Everyone here seems totally lost on the physics connection. Suppose you have a box of atoms, each atom can be in one of two states, a low energy E1 and a high energy E2. If the box has a temperature T, then the probability that any atom is in state E1 is e^(-E1/kT) / [ e^(-E1/kT) + e^(-E2/kT) ], and similar for E2. As you lower the temperature most of the atoms gravitate towards the lower energy state E1, and as you raise the temperature they gravitate towards a 50/50 mix of E1 and E2.
amluto|3 years ago
But this is only for distinguishable particles. If you have a bunch of indistinguishable particles, you get the Fermi-Dirac distribution or the Bose-Einstein distribution, depending on whether they are fermions or bosons.
You can find all of these distributions on Wikipedia.
kgwgk|3 years ago
The temperature will go from infinity to -infinity and as you keep adding energy you will approach zero temperature from the left (increasing temperature). The zero value is reached when the energy of the system can no longer be increased and all the atoms are in the E2 state.

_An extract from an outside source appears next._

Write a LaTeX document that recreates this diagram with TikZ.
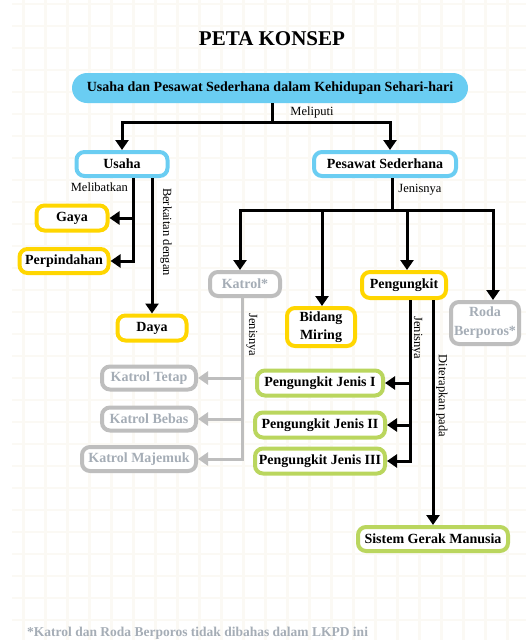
\documentclass[tikz,border=0pt]{standalone}
\usepackage{fontspec}
\setmainfont{Liberation Serif}
\usetikzlibrary{arrows.meta}
\definecolor{cblue}{RGB}{106,205,242}
\definecolor{cyel}{RGB}{255,214,0}
\definecolor{cgreen}{RGB}{186,214,94}
\definecolor{cgreyb}{RGB}{190,190,190}
\definecolor{cgreyt}{RGB}{165,173,182}
\definecolor{cgrid}{RGB}{251,249,244}
\tikzset{
  box/.style={draw, line width=4pt, rounded corners=8pt, fill=white, inner sep=0pt, font=\fontsize{14}{16}\selectfont\bfseries, align=center},
  bluebox/.style={box, draw=cblue},
  yelbox/.style={box, draw=cyel},
  greenbox/.style={box, draw=cgreen},
  greybox/.style={box, draw=cgreyb, text=cgreyt},
  line/.style={draw=black, line width=3pt},
  arr/.style={line, -{Triangle[length=10pt,width=13pt]}},
  garr/.style={draw=cgreyb, line width=3pt, -{Triangle[length=10pt,width=13pt]}},
  lbl/.style={font=\fontsize{12.5}{14}\selectfont, inner sep=1pt},
}
\begin{document}
\begin{tikzpicture}[x=1pt,y=-1pt]
\useasboundingbox (0,0) rectangle (526,640);
\fill[white] (0,0) rectangle (526,640);
% background grid
\foreach \i in {0,...,23} {\draw[cgrid, line width=2.5pt] (23.3+22*\i,0) -- (23.3+22*\i,640);}
\foreach \j in {0,...,29} {\draw[cgrid, line width=2.5pt] (12,4+22*\j) -- (526,4+22*\j);}

\node[font=\fontsize{21}{24}\selectfont\bfseries] (title) at (272,39) {PETA KONSEP};

\node[fill=cblue, rounded corners=15pt, minimum width=396pt, minimum height=30pt, inner sep=0pt, font=\fontsize{14}{16}\selectfont\bfseries] (root) at (270,88) {Usaha dan Pesawat Sederhana dalam Kehidupan Sehari-hari};

\node[bluebox, minimum width=91pt, minimum height=24pt] (usaha) at (122,164) {Usaha};
\node[bluebox, minimum width=142pt, minimum height=24pt] (pes) at (385,164) {Pesawat Sederhana};

\node[yelbox, minimum width=71pt, minimum height=25pt] (gaya) at (72,218) {Gaya};
\node[yelbox, minimum width=89pt, minimum height=24pt] (perp) at (64,261) {Perpindahan};
\node[yelbox, minimum width=69pt, minimum height=25pt] (daya) at (152,328) {Daya};

\node[greybox, minimum width=70pt, minimum height=24pt] (katrol) at (245,284) {Katrol*};
\node[yelbox, minimum width=68pt, minimum height=38pt, font=\fontsize{14}{18}\selectfont\bfseries] (bidang) at (321,327) {Bidang\\Miring};
\node[yelbox, minimum width=84pt, minimum height=26pt] (peng) at (404,285) {Pengungkit};
\node[greybox, minimum width=68pt, minimum height=42pt, font=\fontsize{14}{19}\selectfont\bfseries] (roda) at (485,323) {Roda\\Berporos*};

\node[greybox, minimum width=94pt, minimum height=23pt] (ktetap) at (149,378) {Katrol Tetap};
\node[greybox, minimum width=94pt, minimum height=23pt] (kbebas) at (149,419) {Katrol Bebas};
\node[greybox, minimum width=114pt, minimum height=24pt] (kmaj) at (139,459) {Katrol Majemuk};

\node[greenbox, minimum width=126pt, minimum height=25pt] (j1) at (320,383) {Pengungkit Jenis I};
\node[greenbox, minimum width=130pt, minimum height=25pt] (j2) at (320,425) {Pengungkit Jenis II};
\node[greenbox, minimum width=130pt, minimum height=25pt] (j3) at (320,461) {Pengungkit Jenis III};
\node[greenbox, minimum width=150pt, minimum height=24pt] (sgm) at (433,539) {Sistem Gerak Manusia};

% connectors
\coordinate (h1) at (272,122);
\draw[line] (root.south -| h1) -- (h1);
\draw[arr] (h1) -| (usaha.north);
\draw[arr] (h1) -| ([xshift=5pt]pes.north);

\draw[arr] ([xshift=11pt]usaha.south) |- (gaya.east);
\draw[arr] ([xshift=11pt]usaha.south) |- (perp.east);
\draw[arr] ([xshift=30pt]usaha.south) -- (daya.north);

\coordinate (h2) at (392,210);
\draw[line] (pes.south -| h2) -- (h2);
\draw[arr] (h2) -| ([xshift=-5pt]katrol.north);
\draw[arr] (h2) -| ([xshift=1pt]bidang.north);
\draw[arr] (h2) -| ([xshift=3pt]peng.north);
\draw[arr] (h2) -| ([xshift=8pt]roda.north);

\draw[garr] ([xshift=-3pt]katrol.south) |- (ktetap.east);
\draw[garr] ([xshift=-3pt]katrol.south) |- (kbebas.east);
\draw[garr] ([xshift=-3pt]katrol.south) |- (kmaj.east);

\draw[arr] ([xshift=6pt]peng.south) |- (j1.east);
\draw[arr] ([xshift=6pt]peng.south) |- (j2.east);
\draw[arr] ([xshift=6pt]peng.south) |- (j3.east);
\draw[arr] (peng.south -| sgm.north) -- (sgm.north);

% labels
\node[lbl] (l1) at (312,112) {Meliputi};
\node[lbl, anchor=east] (l2) at (129,187) {Melibatkan};
\node[lbl, rotate=-90] (l3) at (166,232) {Berkaitan dengan};
\node[lbl] (l4) at (420,190) {Jenisnya};
\node[lbl, rotate=-90] (l5) at (252,335) {Jenisnya};
\node[lbl, rotate=-90] (l6) at (417,338) {Jenisnya};
\node[lbl, rotate=-90] (l7) at (442,396) {Diterapkan pada};

\node[anchor=west, inner sep=0pt, text=cgreyt, font=\fontsize{13.5}{15}\selectfont\bfseries] (foot) at (27,633) {*Katrol dan Roda Berporos tidak dibahas dalam LKPD ini};
\end{tikzpicture}
\end{document}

bobbylarrybobby|3 years ago
jbay808|3 years ago
tpoacher|3 years ago
I do understand the benefit of not having 10 different names for the same concept under different scenarios, however. Even if that name isnt the best.
But note that, even in the physics scenario, temperature isnt really the name providing the most intuition either. You need to be aware of the connection between higher temperature -> higher excitability/mobility to begin with, for it to make sense; and temperature isnt the only way to modify this underlying excitability in the first place.